There’s been a lot of focus lately on diverting the organic waste to non-landfill disposal options such as composting, anaerobic digestion, and alternative technologies like gasification. Food waste is of particular interest because it is energy-rich and, according to, has historically had a recovery rate 16 times lower than total organics in the waste stream (2.5 percent compared to 41 percent, respectively).
Additionally, the recovery rate for total organics has increased over time, while food waste recovery has essentially flatlined. While this trend hints at the challenges inherent in collecting food waste, it also suggests a large unrealized market in organics diversion.
One area of focus has been pure, or nearly pure, organic waste streams like commercial food wastes from restaurants, cafeterias, farmers markets, etc. This material has less contamination and requires less separation compared to mixed waste streams. Yet it poses an interesting dilemma, since areas with large concentrations of restaurants and cafeterias tend to be densely populated cities with little space to deal with waste, much less source-separated food wastes.
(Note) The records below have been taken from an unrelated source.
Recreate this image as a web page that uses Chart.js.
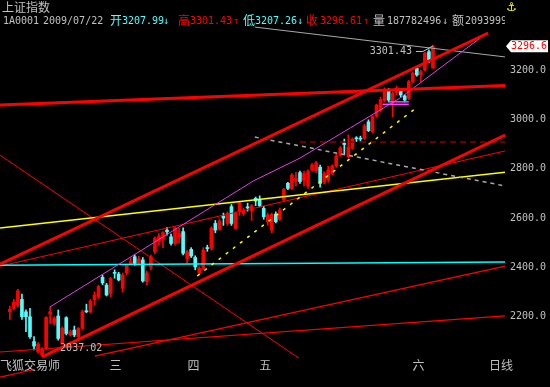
<!DOCTYPE html>
<html>
<head>
<meta charset="utf-8">
<script src="https://cdn.jsdelivr.net/npm/chart.js@4.4.1/dist/chart.umd.min.js"></script>
<style>
  html, body { margin: 0; padding: 0; background: #000; }
</style>
</head>
<body>
<canvas id="chart" width="550" height="387"></canvas>
<script>
// daily bars, index 0..105 (last bar = 2009/07/22)
const opens = [
  2221, 2234, 2247, 2270, 2220, 2200, 2099, 2058, 2045, 2072,
  2211, 2173, 2203, 2092, 2196, 2126, 2146, 2119, 2153, 2224,
  2220, 2268, 2281, 2360, 2328, 2295, 2380, 2373, 2315, 2378,
  2414, 2443, 2417, 2430, 2342, 2402, 2463, 2504, 2514, 2551,
  2524, 2497, 2524, 2545, 2436, 2473, 2440, 2378, 2396, 2480,
  2477, 2578, 2554, 2608, 2578, 2646, 2558, 2626, 2618, 2645,
  2630, 2680, 2676, 2639, 2585, 2551, 2616, 2595, 2673, 2741,
  2720, 2750, 2784, 2753, 2730, 2795, 2792, 2806, 2745, 2755,
  2780, 2811, 2855, 2903, 2849, 2883, 2925, 2924, 2923, 2990,
  2950, 3013, 3038, 3076, 3115, 3071, 3108, 3119, 3095, 3085,
  3153, 3207, 3180, 3200, 3274, 3207.99
];
const closes = [
  2230, 2260, 2305, 2200, 2200, 2119, 2081, 2089, 2068, 2197,
  2220, 2193, 2112, 2153, 2132, 2139, 2126, 2153, 2220, 2220,
  2264, 2288, 2322, 2337, 2288, 2355, 2376, 2349, 2369, 2409,
  2423, 2416, 2434, 2345, 2378, 2443, 2518, 2527, 2541, 2544,
  2497, 2558, 2537, 2457, 2463, 2446, 2402, 2396, 2470, 2476,
  2558, 2551, 2588, 2600, 2619, 2578, 2619, 2662, 2632, 2641,
  2650, 2669, 2649, 2605, 2612, 2615, 2585, 2632, 2716, 2720,
  2774, 2760, 2748, 2780, 2790, 2815, 2824, 2740, 2780, 2795,
  2811, 2851, 2883, 2898, 2887, 2919, 2921, 2920, 2973, 2954,
  3011, 3058, 3081, 3122, 3078, 3105, 3126, 3099, 3078, 3153,
  3187, 3180, 3193, 3268, 3241, 3296.61
];
const highs = [
  2243, 2270, 2311, 2292, 2228, 2234, 2119, 2095, 2075, 2200,
  2240, 2200, 2227, 2159, 2200, 2146, 2162, 2157, 2227, 2251,
  2270, 2301, 2328, 2369, 2335, 2360, 2390, 2380, 2377, 2413,
  2437, 2450, 2445, 2440, 2385, 2450, 2524, 2537, 2545, 2562,
  2535, 2564, 2558, 2560, 2470, 2480, 2447, 2402, 2480, 2490,
  2565, 2590, 2596, 2620, 2625, 2655, 2625, 2665, 2640, 2660,
  2655, 2685, 2690, 2648, 2620, 2620, 2625, 2640, 2720, 2745,
  2780, 2785, 2790, 2790, 2795, 2822, 2830, 2815, 2788, 2810,
  2816, 2860, 2890, 2920, 2937, 2925, 2930, 2932, 2980, 2998,
  3015, 3062, 3090, 3128, 3125, 3110, 3135, 3125, 3100, 3158,
  3192, 3212, 3200, 3272, 3282, 3301.43
];
const lows = [
  2189, 2227, 2238, 2189, 2139, 2112, 2065, 2051, 2037.02, 2065,
  2173, 2166, 2105, 2089, 2126, 2122, 2119, 2112, 2146, 2216,
  2216, 2247, 2274, 2330, 2284, 2280, 2356, 2345, 2300, 2370,
  2410, 2408, 2410, 2340, 2330, 2390, 2456, 2490, 2480, 2530,
  2490, 2490, 2500, 2450, 2416, 2440, 2390, 2370, 2390, 2465,
  2470, 2540, 2550, 2570, 2570, 2570, 2555, 2610, 2610, 2628,
  2590, 2650, 2645, 2595, 2570, 2540, 2580, 2590, 2665, 2715,
  2715, 2730, 2740, 2730, 2720, 2790, 2785, 2725, 2738, 2745,
  2775, 2805, 2850, 2860, 2843, 2878, 2910, 2912, 2918, 2950,
  2945, 3008, 3030, 3070, 3070, 3011, 3100, 3090, 3070, 3080,
  3148, 3175, 3153, 3195, 3230, 3207.26
];
const volume = '187782496';
const amount = '20939993';

const yTicks = [2200, 2400, 2600, 2800, 3000, 3200];
const xTickPos = [5.0, 26.2, 45.6, 63.4, 101.4, 121.9];
const xTickLabels = ['飞狐交易师', '三', '四', '五', '六', '日线'];

// drawn lines as [bar index, price] points (null price = gap)
const upperChannel = [[-2.43, 2413], [118.7, 3350]];
const lowerChannel = [[8, 2037], [122.9, 2936]];
const flatRed = [[-2.43, 3058], [122.9, 3137]];
const grayTop = [[60.8, 3374], [122.9, 3253]];
const magentaLine = [[10, 2240], [60.4, 2750], [72, 2843], [96.8, 3086], [118.4, 3350]];
const yellowLine = [[-2.43, 2560], [122.9, 2786]];
const yellowDash = [[46.5, 2365], [100.8, 3046]];
const grayDash = [[60.8, 2928], [122.9, 2730]];
const darkRedDash = [[72, 2908], [122.9, 2908]];
const redA = [[-2.43, 2405], [122.9, 2872]];
const redB = [[-2.43, 2855], [74.6, 2000]];
const redC = [[-2.43, 2057], [122.9, 2203]];
const redD = [[-2.43, 1955], [5.8, 1985], [10, null], [21.1, 2040], [122.9, 2405]];
const cyanLine = [[-2.43, 2409], [122.9, 2422]];
const boxTop = [[94, 3071], [99, 3071]];
const boxBottom = [[92.5, 3061], [99, 3061]];

const gray = '#c0c0c0';
const red = '#ff0000';
const cyan = '#54fcfc';
const cjk = '12px "Noto Sans CJK SC"';
const mono = '10px "DejaVu Sans Mono"';

const idx = closes.map((c, i) => i);
const candleColors = idx.map(i => closes[i] >= opens[i] ? red : cyan);

function line(points, color, width, dash, extra) {
  return Object.assign({
    type: 'line',
    data: points.map(p => ({ x: p[0], y: p[1] })),
    borderColor: color,
    borderWidth: width,
    borderDash: dash || [],
    pointRadius: 0,
    tension: 0,
    fill: false,
    spanGaps: false,
    order: 0
  }, extra || {});
}

const textPlugin = {
  id: 'texts',
  beforeDraw(chart) {
    const ctx = chart.ctx;
    ctx.save();
    ctx.fillStyle = '#000';
    ctx.fillRect(0, 0, chart.width, chart.height);
    ctx.restore();
  },
  afterDraw(chart) {
    const ctx = chart.ctx;
    const xs = chart.scales.x, ys = chart.scales.y;
    const last = closes.length - 1;
    ctx.save();
    ctx.textBaseline = 'alphabetic';
    ctx.textAlign = 'left';

    ctx.font = cjk;
    ctx.fillStyle = gray;
    ctx.fillText('上证指数', 2, 12);

    ctx.save();
    ctx.beginPath();
    ctx.rect(0, 13, 505, 16);
    ctx.clip();
    const runs = [
      [3, '1A0001', gray, mono], [43, '2009/07/22', gray, mono],
      [110, '开', cyan, cjk], [122, opens[last].toFixed(2), cyan, mono], [163, '↓', cyan, mono],
      [178, '高', red, cjk], [190, highs[last].toFixed(2), red, mono], [233, '↑', red, mono],
      [243, '低', cyan, cjk], [255, lows[last].toFixed(2), cyan, mono], [297, '↓', cyan, mono],
      [306, '收', red, cjk], [320, closes[last].toFixed(2), red, mono], [363, '↑', red, mono],
      [373, '量', gray, cjk], [387, volume, gray, mono], [442, '↓', gray, mono],
      [452, '额', gray, cjk], [465, amount, gray, mono]
    ];
    runs.forEach(r => {
      ctx.font = r[3];
      ctx.fillStyle = r[2];
      ctx.fillText(r[1], r[0], r[3] === cjk ? 25 : 24);
    });
    ctx.restore();

    // anchor icon
    ctx.font = '12px "DejaVu Sans"';
    ctx.fillStyle = '#ffff00';
    ctx.fillText('⚓', 506, 11);

    // highest / lowest marks
    let hi = 0, lo = 0;
    idx.forEach(i => { if (highs[i] > highs[hi]) hi = i; if (lows[i] < lows[lo]) lo = i; });
    const hx = xs.getPixelForValue(hi), hy = ys.getPixelForValue(highs[hi]);
    ctx.font = mono;
    ctx.fillStyle = gray;
    ctx.textAlign = 'right';
    ctx.textBaseline = 'middle';
    ctx.fillText(highs[hi].toFixed(2), hx - 21, hy + 6);
    ctx.strokeStyle = gray;
    ctx.lineWidth = 1;
    ctx.beginPath();
    ctx.moveTo(hx - 17, hy + 6.5);
    ctx.lineTo(hx - 10, hy + 6.5);
    ctx.lineTo(hx, hy + 1);
    ctx.stroke();

    const lx = xs.getPixelForValue(lo), ly = ys.getPixelForValue(lows[lo]);
    ctx.textAlign = 'left';
    ctx.fillText(lows[lo].toFixed(2), lx + 18, ly - 9);

    // last price tag on the axis
    const py = ys.getPixelForValue(closes[last]);
    ctx.fillStyle = '#ffffff';
    ctx.beginPath();
    ctx.moveTo(506, py);
    ctx.lineTo(511, py - 6);
    ctx.lineTo(548, py - 6);
    ctx.lineTo(548, py + 6);
    ctx.lineTo(511, py + 6);
    ctx.closePath();
    ctx.fill();
    ctx.fillStyle = red;
    ctx.fillText(closes[last].toFixed(1), 511, py);
    ctx.restore();
  }
};

const ctx = document.getElementById('chart').getContext('2d');
new Chart(ctx, {
  type: 'bar',
  data: {
    datasets: [
      line(boxTop, '#ff40ff', 1.5),
      line(boxBottom, '#ff40ff', 1.5),
      line(upperChannel, red, 3),
      line(lowerChannel, red, 3),
      line(flatRed, red, 3),
      line(magentaLine, '#e040e0', 1),
      line(yellowDash, '#ffff00', 1.5, [3, 6]),
      line(grayDash, '#a8a8a8', 1.5, [4, 4]),
      line(darkRedDash, '#8c0000', 1.5, [6, 4]),
      line(yellowLine, '#ffff00', 1.5),
      line(cyanLine, '#00ffff', 1.5),
      line(redA, red, 1),
      line(redB, red, 1),
      line(redC, red, 1.2),
      line(redD, red, 1.2, null, { clip: false }),
      line(grayTop, '#a8a8a8', 1),
      {
        type: 'bar',
        data: idx.map(i => ({ x: i, y: [opens[i], closes[i]] })),
        backgroundColor: candleColors,
        barThickness: 3,
        minBarLength: 1,
        grouped: false,
        order: 1
      },
      {
        type: 'bar',
        data: idx.map(i => ({ x: i, y: [lows[i], highs[i]] })),
        backgroundColor: candleColors,
        barThickness: 1,
        grouped: false,
        order: 2
      }
    ]
  },
  options: {
    responsive: false,
    animation: false,
    devicePixelRatio: 1,
    events: [],
    layout: { padding: { top: 26, left: 0, right: 0, bottom: 0 } },
    plugins: { legend: { display: false }, tooltip: { enabled: false } },
    scales: {
      x: {
        type: 'linear',
        min: -2.432,
        max: 122.88,
        offset: false,
        grid: { display: false, drawTicks: false },
        border: { display: false },
        afterBuildTicks: s => { s.ticks = xTickPos.map(v => ({ value: v })); },
        afterFit: s => { s.height = 29; },
        ticks: {
          autoSkip: false,
          maxRotation: 0,
          padding: 0,
          color: gray,
          font: { family: 'Noto Sans CJK SC', size: 12 },
          callback: (v, i) => xTickLabels[i]
        }
      },
      y: {
        position: 'right',
        min: 2032.6,
        max: 3378.4,
        grid: { display: false, drawTicks: false },
        border: { display: false },
        afterBuildTicks: s => { s.ticks = yTicks.map(v => ({ value: v })); },
        afterFit: s => { s.width = 45; },
        ticks: {
          padding: 5,
          color: gray,
          font: { family: 'DejaVu Sans Mono', size: 10 },
          callback: v => v.toFixed(1)
        }
      }
    }
  },
  plugins: [textPlugin]
});
</script>
</body>
</html>
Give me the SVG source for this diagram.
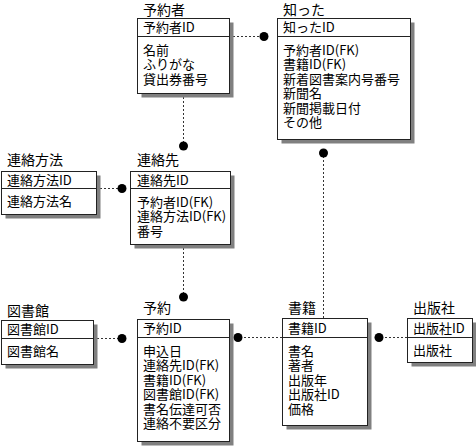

An example is New York City, which, due to space limitations, exports most of its solid waste. That waste goes to landfills and other facilities outside the city and, in many instances, is transported out of the region to other states, including South Carolina and Virginia. In fact, many large U.S. cities transport their wastes long distances to regional disposal facilities. But as the municipal solid waste stream continues to fragment, technological limitations and operational considerations affect how the waste is handled and processed, requiring companies to look at each material as its own business model.
Recently, NYC officials and stakeholders have expressed a desire to divert the city’s commercial food waste but, due to space constraints, find themselves faced with maximum facility areas of 1-3 acres. This footprint limits food waste treatment to compact technologies like anaerobic digestion. However, a smaller footprint also means reduced processing capacity, necessitating multiple facilities.
One potential alternative is to transport food waste outside the city to areas that can handle the capacity. This essentially follows current practice, making it an easier sell than trying to shoehorn solutions into the city’s confines.
Some stakeholders have suggested transport distances of roughly 150 miles to composting and other processing facilities would not be uncommon, and a portion of separated food wastes already makes this trek. But transporting the city’s 400,000 tons/year of commercial food waste would be no small task.
Food waste is laden with water. It has a moisture content of roughly 70 percent (the other primary organic component in the waste stream, paper, has a moisture content of less than 6 percent). Ergo, transporting commercial food waste essentially means transporting a lot of water. Our ancestors realized well over 100 years ago that hauling water wasn’t smart, opting to use pipes instead. So, why would we want to haul high moisture content food waste?
This realization suggests that the recent spate of ambitious municipal diversion goals fail to consider operations, particularly if segmenting food waste to non-landfill alternatives is part of the plan. But reducing the moisture content of this material prior to hauling may help make this option viable.
Using the NYC example, the transport of 400,000 tons of food waste annually translates into roughly 11,500 trips from a transfer station. Using smaller trucks raises the number of trips substantially. Reducing the moisture content at either the point of collection or transfer station could yield significant cost savings and environmental benefits.
A moisture content reduction of 30 percent seems plausible given the capabilities of existing technologies like screw presses or belt thickeners. The lower moisture food waste would net a 57-percent reduction in transport. To put this into perspective, transporting food waste with a moisture content of 30 percent rather than 70 percent a distance of 150 miles results in nearly $605,000 in annual fuel savings, 1,700 fewer tons of carbon dioxide emissions per year, and 2 million fewer miles of driving to transport the same material.